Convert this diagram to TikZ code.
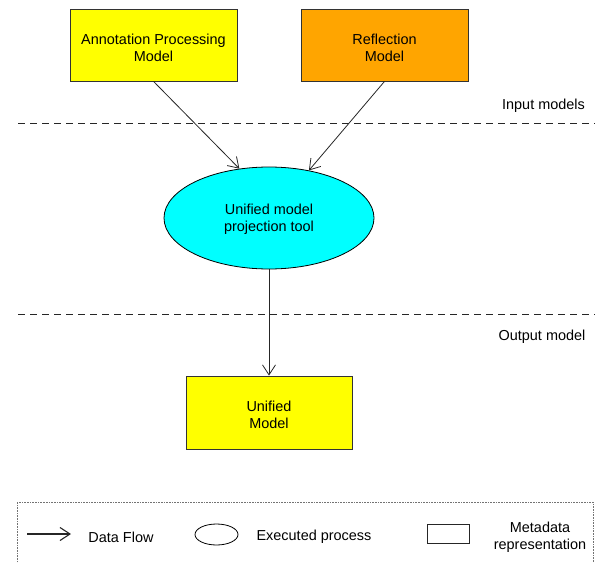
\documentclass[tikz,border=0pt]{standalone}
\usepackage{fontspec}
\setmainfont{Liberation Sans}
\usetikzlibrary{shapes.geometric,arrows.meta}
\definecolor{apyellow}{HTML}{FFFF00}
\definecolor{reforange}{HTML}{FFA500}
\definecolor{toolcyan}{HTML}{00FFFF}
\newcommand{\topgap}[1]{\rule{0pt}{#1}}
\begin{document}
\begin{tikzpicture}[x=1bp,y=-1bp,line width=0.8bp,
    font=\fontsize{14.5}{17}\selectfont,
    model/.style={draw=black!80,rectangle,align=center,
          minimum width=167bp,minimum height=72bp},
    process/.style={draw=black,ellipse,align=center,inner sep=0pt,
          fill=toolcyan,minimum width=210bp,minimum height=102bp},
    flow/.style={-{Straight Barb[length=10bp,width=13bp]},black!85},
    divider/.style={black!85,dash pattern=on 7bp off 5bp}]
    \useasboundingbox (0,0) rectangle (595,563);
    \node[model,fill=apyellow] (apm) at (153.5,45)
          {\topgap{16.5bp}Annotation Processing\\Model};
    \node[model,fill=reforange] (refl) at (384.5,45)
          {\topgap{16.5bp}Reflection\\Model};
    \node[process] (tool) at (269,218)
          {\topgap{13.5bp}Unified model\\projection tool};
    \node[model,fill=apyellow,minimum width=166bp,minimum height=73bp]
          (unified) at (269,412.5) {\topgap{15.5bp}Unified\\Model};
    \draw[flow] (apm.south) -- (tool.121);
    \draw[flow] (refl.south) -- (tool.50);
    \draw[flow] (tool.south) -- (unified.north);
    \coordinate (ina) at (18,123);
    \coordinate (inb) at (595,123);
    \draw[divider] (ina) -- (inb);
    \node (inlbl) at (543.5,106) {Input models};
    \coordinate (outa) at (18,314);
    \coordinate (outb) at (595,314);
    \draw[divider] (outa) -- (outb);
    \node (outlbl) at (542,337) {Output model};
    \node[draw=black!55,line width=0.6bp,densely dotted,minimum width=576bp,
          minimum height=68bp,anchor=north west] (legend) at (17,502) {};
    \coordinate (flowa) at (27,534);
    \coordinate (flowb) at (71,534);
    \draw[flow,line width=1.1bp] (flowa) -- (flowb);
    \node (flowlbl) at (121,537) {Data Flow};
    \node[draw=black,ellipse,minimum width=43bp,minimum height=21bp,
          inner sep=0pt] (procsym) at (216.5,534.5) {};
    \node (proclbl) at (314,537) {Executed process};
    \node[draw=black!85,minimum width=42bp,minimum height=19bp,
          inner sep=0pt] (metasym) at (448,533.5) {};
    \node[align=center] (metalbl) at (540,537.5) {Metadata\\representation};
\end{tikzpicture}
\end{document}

Job = Leave the images out and output the remaining material exactly as it stands.

Written solution =
Convert this diagram to TikZ code.
\documentclass[tikz,border=0pt]{standalone}
\usepackage{fontspec}
\setmainfont{Liberation Sans}
\usetikzlibrary{shapes.geometric,arrows.meta}
\definecolor{apyellow}{HTML}{FFFF00}
\definecolor{reforange}{HTML}{FFA500}
\definecolor{toolcyan}{HTML}{00FFFF}
\newcommand{\topgap}[1]{\rule{0pt}{#1}}
\begin{document}
\begin{tikzpicture}[x=1bp,y=-1bp,line width=0.8bp,
    font=\fontsize{14.5}{17}\selectfont,
    model/.style={draw=black!80,rectangle,align=center,
          minimum width=167bp,minimum height=72bp},
    process/.style={draw=black,ellipse,align=center,inner sep=0pt,
          fill=toolcyan,minimum width=210bp,minimum height=102bp},
    flow/.style={-{Straight Barb[length=10bp,width=13bp]},black!85},
    divider/.style={black!85,dash pattern=on 7bp off 5bp}]
    \useasboundingbox (0,0) rectangle (595,563);
    \node[model,fill=apyellow] (apm) at (153.5,45)
          {\topgap{16.5bp}Annotation Processing\\Model};
    \node[model,fill=reforange] (refl) at (384.5,45)
          {\topgap{16.5bp}Reflection\\Model};
    \node[process] (tool) at (269,218)
          {\topgap{13.5bp}Unified model\\projection tool};
    \node[model,fill=apyellow,minimum width=166bp,minimum height=73bp]
          (unified) at (269,412.5) {\topgap{15.5bp}Unified\\Model};
    \draw[flow] (apm.south) -- (tool.121);
    \draw[flow] (refl.south) -- (tool.50);
    \draw[flow] (tool.south) -- (unified.north);
    \coordinate (ina) at (18,123);
    \coordinate (inb) at (595,123);
    \draw[divider] (ina) -- (inb);
    \node (inlbl) at (543.5,106) {Input models};
    \coordinate (outa) at (18,314);
    \coordinate (outb) at (595,314);
    \draw[divider] (outa) -- (outb);
    \node (outlbl) at (542,337) {Output model};
    \node[draw=black!55,line width=0.6bp,densely dotted,minimum width=576bp,
          minimum height=68bp,anchor=north west] (legend) at (17,502) {};
    \coordinate (flowa) at (27,534);
    \coordinate (flowb) at (71,534);
    \draw[flow,line width=1.1bp] (flowa) -- (flowb);
    \node (flowlbl) at (121,537) {Data Flow};
    \node[draw=black,ellipse,minimum width=43bp,minimum height=21bp,
          inner sep=0pt] (procsym) at (216.5,534.5) {};
    \node (proclbl) at (314,537) {Executed process};
    \node[draw=black!85,minimum width=42bp,minimum height=19bp,
          inner sep=0pt] (metasym) at (448,533.5) {};
    \node[align=center] (metalbl) at (540,537.5) {Metadata\\representation};
\end{tikzpicture}
\end{document}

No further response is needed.